Le condizioni di lavoro


 

La mia situazione attuale di lavoro è segnata, mi pare, da una precisa realtà e da una consapevolezza, che io cerco continuamente di vivere con intelligenza, perché fondino sempre più profondamente la mia coscienza di classe.
Lavoro in un’impresa di pulizie industriali: in altre parole, si tratta di rimozione di scorie varie e polveri da tutti gli impianti di una fabbrica siderurgica. Il listino-paga mi qualifica “addetto alle disincrostazioni, stasamenti ed evacuazioni con mezzi meccanici”. I mezzi meccanici sono il minimo indispensabile, data la quantità e le dimensioni degli impianti, perché il lavoro possa essere fatto: 60 volte su cento, pala e carriola. La professionalità è una parola vuota: il 4° livello ha come unica discriminante la patente di guida per camion.
La mia quotidiana attività lavorativa è perciò totalmente insignificante: nel mio lavoro non c’è nessuna valenza di realizzazione di sé e nessuno sviluppo di capacità personali. Ci è richiesta solo una grande voglia di lavorare e sufficiente energia e resistenza psicologica, oltre che fisica.
Questa è in sintesi la realtà che segna la mia attuale condizione di lavoro. Devo aggiungere che da qualche anno si è approfondita una sorta di selezione naturale, spesso provocata dalle pressioni dei capi, quasi a formare due gruppi di lavoratori: quelli più dotati fisicamente e più disponibili, fino allo stakanovismo, che si considerano il nerbo, la squadra d’assalto, quelli che danno i tempi nell’esecuzione del lavoro; e gli altri — io sono tra questi — che sono necessari, certo, perché negli eserciti non si arruolano soltanto gli eroi. Il problema grave è che tutto questo è stato interiorizzato da gran parte dei miei compagni di lavoro.

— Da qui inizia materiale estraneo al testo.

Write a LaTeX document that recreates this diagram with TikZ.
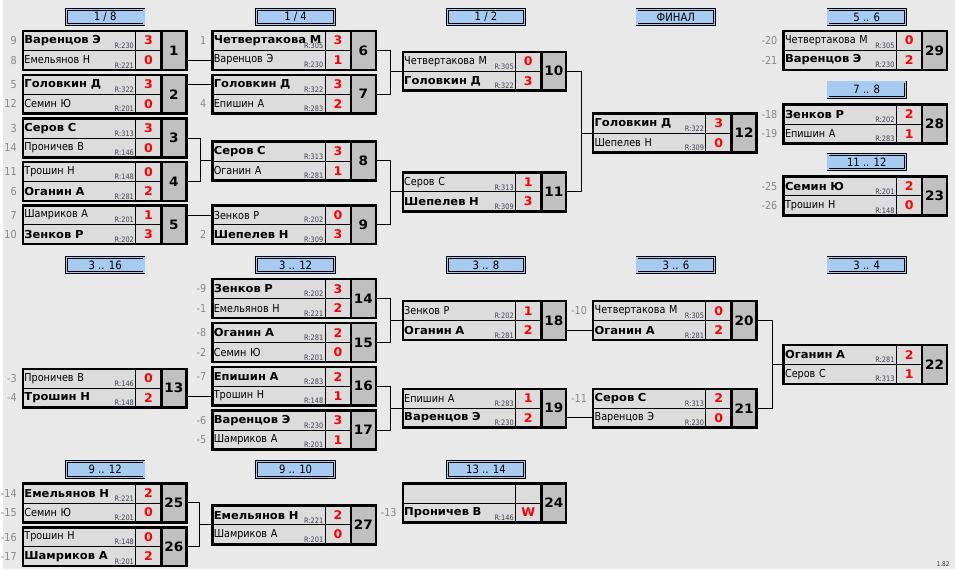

Io ho la consapevolezza che questi di fatto sono i miei compagni di lavoro, con i quali nonostante tutto devo costruire la coscienza sempre più chiara del non-senso del nostro lavoro, così com’è svolto; la non accettazione della logica che “comunque qualcuno questi lavori li deve pur fare”, con il conseguente senso di rassegnazione e accettazione del ruolo di operai “di serie B”. Arrivare a questa consapevolezza senza vivere il proprio lavoro con un senso di vergogna: uno di noi, molto giovane, alla ragazza con la quale usciva alla sera non ha avuto il coraggio di dire che lavoro faceva, ma si è presentato come “portavalori”.
Inoltre in mezzo a loro devo far crescere e sviluppare il senso di solidarietà, di corresponsabilità, di coscienza collettiva: si tratta prima di tutto di combattere gli atteggiamenti di competitività e di selezione che la nostra situazione mette in atto, individuando con intelligenza e lucidità cause e persone che con altrettanta intelligenza e lucidità operano alla radicalizzazione dei fattori di divisione tra noi.
Mi rendo conto che queste non sono novità: sono soltanto il primo gradino del “diventare soggetti”; ma questo è il gradino che manca a noi, in questa realtà che viviamo; con l’aggravante che siamo dentro una grande fabbrica e con l’handicap di avere pochissimo spazio di contrattazione autonoma e di lotta: la normativa e il salario sono infatti quelli della grande fabbrica trasferiti pari-pari senza nessun contributo da parte nostra.

Personalmente, dopo parecchi anni di vita di fabbrica, vivo questa mia situazione attuale con un certo senso di delusione e di frustrazione (almeno come primo impulso), perché è conseguenza di una discriminazione subita e quindi una sconfitta del movimento degli operai delle imprese d’appalto, nel quale all’inizio della mia vita operaia mi sono trovato buttato e che per quattro anni mi ha entusiasmato e gratificato: infatti quello è stato uno dei periodi più alti del movimento operaio e sindacale.
Ma nello stesso tempo mi rendo conto che oggi e qui si costruisce la mia personale coscienza di appartenenza e di fedeltà alla classe operaia, in questa impresa d’appalto dentro una grande azienda siderurgica.
Perché qui ci si rende conto che i problemi da affrontare sono. davvero quelli alla radice: non basta difendere il posto di lavoro o i livelli salariali (e già questi non sono problemi insignificanti); qui è in gioco il rispetto della dignità di ciascuno di noi (il comportamento dei capi ce lo dimostra quotidianamente), la difesa della salute che è continuamente in pericolo, la costruzione di un profondo e vero senso di solidarietà (provo spesso la sensazione che tra noi operai dell’impresa è difficile essere amici). Per questo come delegato mi sono impegnato anzitutto alla costruzione di più veri rapporti umani e di classe, sacrificando talvolta consapevolmente la radicalità di certe mie posizioni.